Tras ocho discos que no alcanzaron el éxito deseado, después de ver que en boca de otros sus canciones se hacían más grandes y siguiendo el consejo y el empuje de su clarividente compañera, Kathleen Brennan, dio rienda suelta a ese Picasso musical que albergaba dentro en eterna evolución y dejó atrás al baladista tierno, se abrazó al caos y al ruidismo, desató su rugido, haciendo bandera de esa garganta de destilería y martillo, y con su misa arrabalera habitó la quincallería del corazón, donde todo es posible, y se hizo inimitable. Así radicalizó su sonido, al estilo Las Vegas, arriesgó, arriesgó todo y empezó incluso a dar miedo. El resto es historia. Llegarían Swordfishandtrombones y Rain Dogs abriendo una zanja de excentricidad y excitación. Waits venía del folk y del blues, pero por supuesto también del jazz, tenía todas las piezas y por ello podía y puede construir una melodía al estilo catedral barroquísima o volver al origen más arcaico, austero y gutural.

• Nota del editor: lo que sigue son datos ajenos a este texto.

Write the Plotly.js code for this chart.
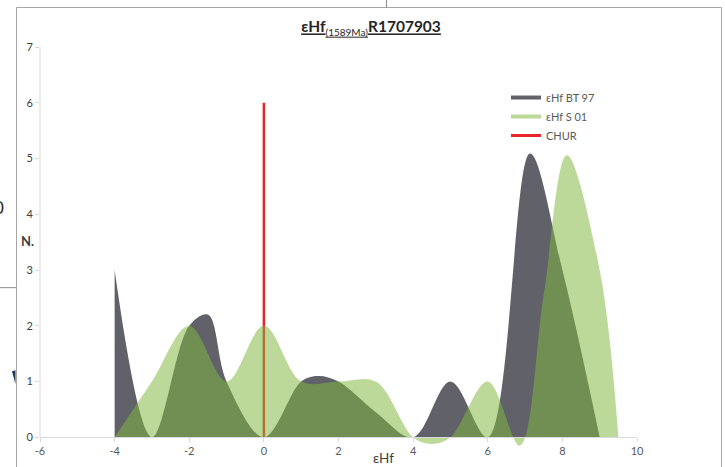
<!DOCTYPE html>
<html>
<head>
<meta charset="utf-8">
<script src="https://cdn.plot.ly/plotly-3.0.1.min.js"></script>
<style>html,body{margin:0;padding:0;background:#fff;}#chart{width:725px;height:467px;}</style>
</head>
<body>
<div id="chart"></div>
<script>
// ---- data ----
const btX   = [-4, -3, -2, -1.5, -1, 0, 1, 1.45, 2, 3, 4, 5, 6, 7.13, 8, 9];
const btY   = [3, 0, 2, 2.2, 1, 0, 1, 1.1, 1, 0.45, 0, 1, 0, 5.09, 3, 0];
const s01X  = [-4, -3, -2, -1, 0, 1, 2, 3, 4, 4.5, 5, 6, 6.86, 7.5, 8.12, 9, 9.5];
const s01Y  = [0, 1, 2, 1, 2, 1, 1, 1, 0, -0.12, 0, 1, -0.15, 2.56, 5.06, 3, 0];
const churX = [0, 0];
const churY = [0, 6];
const seriesNames = ['εHf BT 97', 'εHf S 01', 'CHUR'];
const xTicks = [-6, -4, -2, 0, 2, 4, 6, 8, 10];
const yTicks = [0, 1, 2, 3, 4, 5, 6, 7];

// ---- styling ----
const GREY = 'rgb(96,97,105)';
const GREEN = 'rgba(128,183,64,0.53)';
const GREEN_LEG = 'rgb(188,217,154)';
const RED = '#e8262a';
const FONT = 'Lato, "Open Sans", sans-serif';

// pixel -> paper helpers (plot area: x 40..637, y 47..453.7)
const PL = 40, PR = 637, PT = 47, PB = 437 + 0.3 * (390 / 7);
const xp = px => (px - PL) / (PR - PL);
const yp = py => (PB - py) / (PB - PT);

const traces = [
  {x: btX, y: btY, type: 'scatter', mode: 'lines', line: {shape: 'spline', width: 0, color: GREY},
   fill: 'tozeroy', fillcolor: GREY, showlegend: false, hoverinfo: 'skip'},
  {x: s01X, y: s01Y, type: 'scatter', mode: 'lines', line: {shape: 'spline', width: 0, color: GREEN},
   fill: 'tozeroy', fillcolor: GREEN, showlegend: false, hoverinfo: 'skip'},
  // legend entries
  {x: [null], y: [null], type: 'scatter', mode: 'lines', name: seriesNames[0], line: {color: GREY, width: 4}},
  {x: [null], y: [null], type: 'scatter', mode: 'lines', name: seriesNames[1], line: {color: GREEN_LEG, width: 4}},
  {x: [null], y: [null], type: 'scatter', mode: 'lines', name: seriesNames[2], line: {color: RED, width: 3}}
];

const layout = {
  width: 725, height: 467,
  paper_bgcolor: '#fff', plot_bgcolor: 'rgba(0,0,0,0)',
  margin: {l: PL, r: 725 - PR, t: PT, b: 467 - PB, pad: 0},
  font: {family: FONT, color: '#595959'},
  title: {
    text: '<b><u>εHf</u></b><sub><u><span style="font-size:10px">(1589Ma)</span></u></sub><b><u>R1707903</u></b>',
    x: 371 / 725, xref: 'container', xanchor: 'center',
    y: 1 - 27 / 467, yref: 'container', yanchor: 'middle',
    font: {family: FONT, size: 15.5, color: '#262626'}
  },
  xaxis: {
    range: [-6, 10], tickvals: xTicks, ticktext: xTicks.map(String),
    anchor: 'free', position: 0.3 / 7.3,
    showgrid: false, zeroline: false, showline: true, linecolor: '#d9d9d9', linewidth: 1,
    ticks: 'outside', ticklen: 4, tickcolor: '#d9d9d9',
    tickfont: {family: FONT, size: 11, color: '#595959'}
  },
  yaxis: {
    range: [-0.3, 7], tickvals: yTicks, ticktext: yTicks.map(String),
    showgrid: false, zeroline: false, showline: false,
    ticks: 'outside', ticklen: 4, tickcolor: '#d9d9d9',
    tickfont: {family: FONT, size: 11, color: '#404040'}
  },
  showlegend: true,
  legend: {
    x: xp(506), y: yp(83), xanchor: 'left', yanchor: 'top',
    bgcolor: 'rgba(0,0,0,0)', borderwidth: 0,
    font: {family: FONT, size: 11, color: '#595959'},
    tracegroupgap: 0
  },
  shapes: [
    // CHUR line, below the traces so the translucent S 01 area tints it
    {type: 'line', xref: 'x', yref: 'y', layer: 'below',
     x0: churX[0], x1: churX[1], y0: churY[0], y1: churY[1], line: {color: RED, width: 2.5}},
    {type: 'line', xref: 'paper', yref: 'y', x0: 0, x1: 0, y0: 0, y1: 7, line: {color: '#d9d9d9', width: 1}},
    {type: 'rect', xref: 'paper', yref: 'paper', x0: xp(16.5), x1: xp(721.5), y0: yp(480), y1: yp(7.5),
     line: {color: '#a6a6a6', width: 1}, fillcolor: 'rgba(0,0,0,0)'},
    {type: 'line', xref: 'paper', yref: 'paper', x0: xp(386.5), x1: xp(386.5), y0: yp(0), y1: yp(7.5),
     line: {color: '#8c8c8c', width: 1}},
    {type: 'line', xref: 'paper', yref: 'paper', x0: xp(0), x1: xp(16.5), y0: yp(287.5), y1: yp(287.5),
     line: {color: '#8c8c8c', width: 1}},
    {type: 'path', xref: 'paper', yref: 'paper',
     path: `M ${xp(12)} ${yp(371)} L ${xp(15.5)} ${yp(370)} L ${xp(15.5)} ${yp(384)} Z`,
     line: {width: 0}, fillcolor: '#1f3b5c'}
  ],
  annotations: [
    {text: '<b>N.</b>', xref: 'paper', yref: 'paper', x: xp(27), y: yp(241), showarrow: false,
     xanchor: 'center', yanchor: 'middle', font: {family: FONT, size: 13, color: '#404040'}},
    {text: 'εHf', xref: 'paper', yref: 'paper', x: xp(383), y: yp(458), showarrow: false,
     xanchor: 'center', yanchor: 'middle', font: {family: FONT, size: 13.5, color: '#404040'}},
    {text: '0', xref: 'paper', yref: 'paper', x: xp(-1), y: yp(207), showarrow: false,
     xanchor: 'center', yanchor: 'middle', font: {family: FONT, size: 17, color: '#262626'}}
  ]
};

Plotly.newPlot('chart', traces, layout, {staticPlot: true, displayModeBar: false});
</script>
</body>
</html>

Monstruo cabaretero, spoken word, ritmos afrocubanos, amplificadores de garaje, hip hop cavernoso, armonios y sierras de arco, cumbias pervertidas bajo el influjo de un virtuoso Marc Ribot, habitante de la dark americana, primitivismo y blues caníbal. Beat box de la voz humana, terrorismo o cubismo sonoro, imposible abarcar todo lo que de él se ha dicho. Con 55 años encerrado en el baño de su casa grabando fragmentos para su LP Real Gone. Incapaz de repetir un setlist, o abordar un tema de modo idéntico una y otra vez. Llenando el escenario de polvo y purpurina, creyendo aún en la espontaneidad y emoción del primer trazo. Su creación es una catarsis compartida. Realmente ido.
Dicen que lo suyo se convirtió en Blues del Triángulo de las Bermudas en contraposición al Blues del Delta porque los elementos aparecían y desaparecían y nos introducían en unas dimensiones desconocidas e incluso aterradoras.
Es lo que hacen los perseguidores, los real gone, llegan a los lugares más insospechados, allí donde no ha entrado nadie. Se pierden en el camino, hurgan en la maleza, caen, se van demasiado pronto, se reinventan, se desconocen… pero de algún modo, por unos instantes que dura una canción, una escena de una película, la lectura de unas páginas o la visión de un cuadro, nos acercan a su viaje, a ese agujero en el tiempo y quizá nosotros no hayamos llegado a despegar los pies del suelo, quizá nosotros no nos fuimos realmente pero por un momento pareció real.